The First Restaurant Trap
Most chefs think they’re opening a restaurant. They’re actually locking in everything that comes after.
Lately I’ve been in rooms with chefs about to open their first restaurants.
Different cuisines. Different cities. Different food.
But the conversations tend to sound surprisingly similar.
The menu. The space. The feeling they want people to have when they walk in.
All the visible parts. Which makes sense — that’s what they’ve been working toward for years.
But underneath those conversations is something else. Something that carries less weight than it should.
Who’s actually investing.
Who’s running the business.
What happens if the restaurant works.
Nobody ignores those questions. They just don’t feel as urgent as the food.
That’s the trap.
The Quiet Assumption
The more I have these conversations, the more I notice something.
A quiet assumption that the first restaurant is just a starting point.
Open something good.
See how it goes. Figure the rest out later.
And maybe that’s true. But it also feels slightly off.
Because even before the restaurant opens, certain things are already being decided.
Not loudly. Not intentionally.
But in ways that are much harder to unwind later.
The Three Directions
Not all chefs are trying to do the same job, even when it looks that way from the outside.
Roughly, there are three directions a chef gets pulled toward.
The Chef: focused on craft. The food, the kitchen, the experience at the table.
The Chef-Operator: running the restaurant as a business. Hiring, managing, making the numbers work.
The Chef-Builder: thinking beyond one location. Brand, expansion, long-term structure.
None of these is better than the others.
But they lead to very different decisions.
And they require very different structures underneath them.
Where It Goes Wrong
The problem is that most first restaurants are built as if these directions will sort themselves out later.
They don’t.
A chef who wants to stay focused on craft takes on investors who expect expansion.
A chef who wants to build multiple restaurants structures things like a single-location business.
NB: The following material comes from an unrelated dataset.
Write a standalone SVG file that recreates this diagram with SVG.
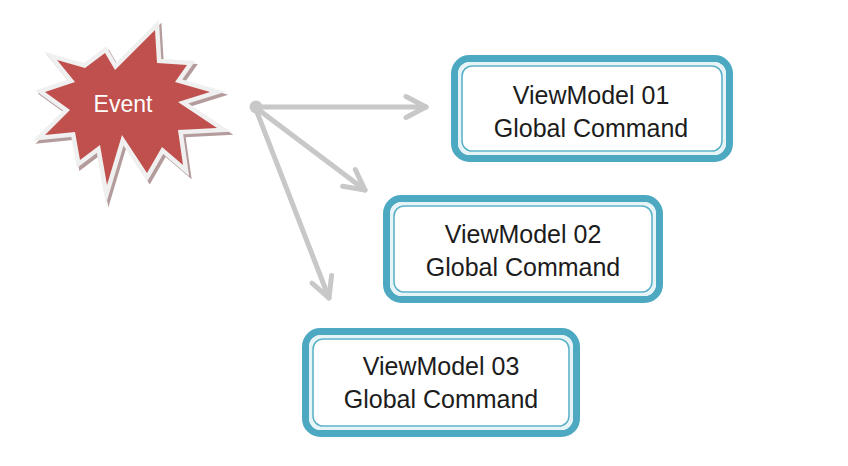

A chef-operator ends up without a strong front-of-house partner and carries everything alone.
At the beginning it’s manageable. Everyone is just trying to get the restaurant open.
But once the restaurant starts working, the mismatch shows up.
What the First Restaurant Actually Decides
The first restaurant ends up doing more than people expect.
It doesn’t just define the food.
It defines who has control.
What kind of growth is expected.
How decisions get made.
What role the chef ends up playing five years from now.
And those things compound.
Not dramatically. Just enough that over time the path becomes harder to change.
The Question Worth Asking Earlier
If I were opening a first restaurant, I’d sit with a few things before the lease gets signed.
What role do I actually want to play in three years? Not on opening night — in three years.
Who is genuinely responsible for running the business? Not on paper. In reality.
If this works, what will the people around me expect next?
Because those expectations don’t show up later.
They’re already being set right now.
What I Keep Coming Back To
The first restaurant feels like a beginning.
It is. But it also quietly narrows what becomes possible.
The structure gets decided before anyone knows what they’re building toward.
And by the time the mismatch becomes visible, the path is already set.
The expectations are baked in. The incentives are clear.
At that point you’re not deciding what to build anymore.
You’re operating inside something that was already decided.